• _Available data_:
====

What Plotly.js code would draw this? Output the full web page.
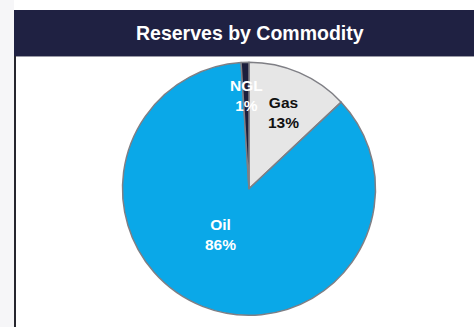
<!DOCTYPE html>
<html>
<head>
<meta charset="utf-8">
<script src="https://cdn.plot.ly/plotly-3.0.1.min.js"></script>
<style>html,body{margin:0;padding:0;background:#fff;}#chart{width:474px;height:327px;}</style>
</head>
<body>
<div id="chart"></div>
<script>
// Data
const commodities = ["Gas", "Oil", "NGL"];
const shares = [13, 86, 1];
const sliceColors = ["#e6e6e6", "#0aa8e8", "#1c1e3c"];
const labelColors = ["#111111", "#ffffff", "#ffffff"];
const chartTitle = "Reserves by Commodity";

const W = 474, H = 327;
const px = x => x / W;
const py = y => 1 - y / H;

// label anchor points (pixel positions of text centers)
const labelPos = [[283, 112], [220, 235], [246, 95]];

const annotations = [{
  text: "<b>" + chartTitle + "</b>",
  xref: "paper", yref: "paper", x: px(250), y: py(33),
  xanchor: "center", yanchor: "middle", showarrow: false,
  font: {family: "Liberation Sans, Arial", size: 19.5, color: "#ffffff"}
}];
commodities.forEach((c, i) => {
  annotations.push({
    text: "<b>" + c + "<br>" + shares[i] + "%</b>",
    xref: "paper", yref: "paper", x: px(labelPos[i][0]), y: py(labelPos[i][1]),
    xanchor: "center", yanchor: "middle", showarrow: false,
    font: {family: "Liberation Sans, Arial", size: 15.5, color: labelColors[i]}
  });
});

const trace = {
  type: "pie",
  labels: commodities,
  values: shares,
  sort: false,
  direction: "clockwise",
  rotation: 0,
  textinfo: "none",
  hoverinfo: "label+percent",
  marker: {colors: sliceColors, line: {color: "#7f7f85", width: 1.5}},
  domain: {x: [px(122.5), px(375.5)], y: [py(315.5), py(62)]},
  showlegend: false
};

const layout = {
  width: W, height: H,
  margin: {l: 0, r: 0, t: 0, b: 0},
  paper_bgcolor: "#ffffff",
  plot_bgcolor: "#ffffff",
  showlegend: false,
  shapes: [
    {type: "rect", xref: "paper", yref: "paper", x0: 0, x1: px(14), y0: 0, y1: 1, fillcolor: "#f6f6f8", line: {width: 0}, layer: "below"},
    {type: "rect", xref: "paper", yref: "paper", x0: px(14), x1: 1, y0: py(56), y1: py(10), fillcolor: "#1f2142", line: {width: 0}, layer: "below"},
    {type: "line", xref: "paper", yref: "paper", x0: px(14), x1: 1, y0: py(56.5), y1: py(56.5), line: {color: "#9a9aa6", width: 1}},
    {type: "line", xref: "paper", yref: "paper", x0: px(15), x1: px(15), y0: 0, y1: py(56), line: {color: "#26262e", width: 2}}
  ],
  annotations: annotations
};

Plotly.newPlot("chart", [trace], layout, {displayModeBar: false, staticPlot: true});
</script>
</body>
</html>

====

• _Task_: Copy the data exactly. Any picture it contains is to be omitted.

• _Output_:
What Plotly.js code would draw this? Output the full web page.
<!DOCTYPE html>
<html>
<head>
<meta charset="utf-8">
<script src="https://cdn.plot.ly/plotly-3.0.1.min.js"></script>
<style>html,body{margin:0;padding:0;background:#fff;}#chart{width:474px;height:327px;}</style>
</head>
<body>
<div id="chart"></div>
<script>
// Data
const commodities = ["Gas", "Oil", "NGL"];
const shares = [13, 86, 1];
const sliceColors = ["#e6e6e6", "#0aa8e8", "#1c1e3c"];
const labelColors = ["#111111", "#ffffff", "#ffffff"];
const chartTitle = "Reserves by Commodity";

const W = 474, H = 327;
const px = x => x / W;
const py = y => 1 - y / H;

// label anchor points (pixel positions of text centers)
const labelPos = [[283, 112], [220, 235], [246, 95]];

const annotations = [{
  text: "<b>" + chartTitle + "</b>",
  xref: "paper", yref: "paper", x: px(250), y: py(33),
  xanchor: "center", yanchor: "middle", showarrow: false,
  font: {family: "Liberation Sans, Arial", size: 19.5, color: "#ffffff"}
}];
commodities.forEach((c, i) => {
  annotations.push({
    text: "<b>" + c + "<br>" + shares[i] + "%</b>",
    xref: "paper", yref: "paper", x: px(labelPos[i][0]), y: py(labelPos[i][1]),
    xanchor: "center", yanchor: "middle", showarrow: false,
    font: {family: "Liberation Sans, Arial", size: 15.5, color: labelColors[i]}
  });
});

const trace = {
  type: "pie",
  labels: commodities,
  values: shares,
  sort: false,
  direction: "clockwise",
  rotation: 0,
  textinfo: "none",
  hoverinfo: "label+percent",
  marker: {colors: sliceColors, line: {color: "#7f7f85", width: 1.5}},
  domain: {x: [px(122.5), px(375.5)], y: [py(315.5), py(62)]},
  showlegend: false
};

const layout = {
  width: W, height: H,
  margin: {l: 0, r: 0, t: 0, b: 0},
  paper_bgcolor: "#ffffff",
  plot_bgcolor: "#ffffff",
  showlegend: false,
  shapes: [
    {type: "rect", xref: "paper", yref: "paper", x0: 0, x1: px(14), y0: 0, y1: 1, fillcolor: "#f6f6f8", line: {width: 0}, layer: "below"},
    {type: "rect", xref: "paper", yref: "paper", x0: px(14), x1: 1, y0: py(56), y1: py(10), fillcolor: "#1f2142", line: {width: 0}, layer: "below"},
    {type: "line", xref: "paper", yref: "paper", x0: px(14), x1: 1, y0: py(56.5), y1: py(56.5), line: {color: "#9a9aa6", width: 1}},
    {type: "line", xref: "paper", yref: "paper", x0: px(15), x1: px(15), y0: 0, y1: py(56), line: {color: "#26262e", width: 2}}
  ],
  annotations: annotations
};

Plotly.newPlot("chart", [trace], layout, {displayModeBar: false, staticPlot: true});
</script>
</body>
</html>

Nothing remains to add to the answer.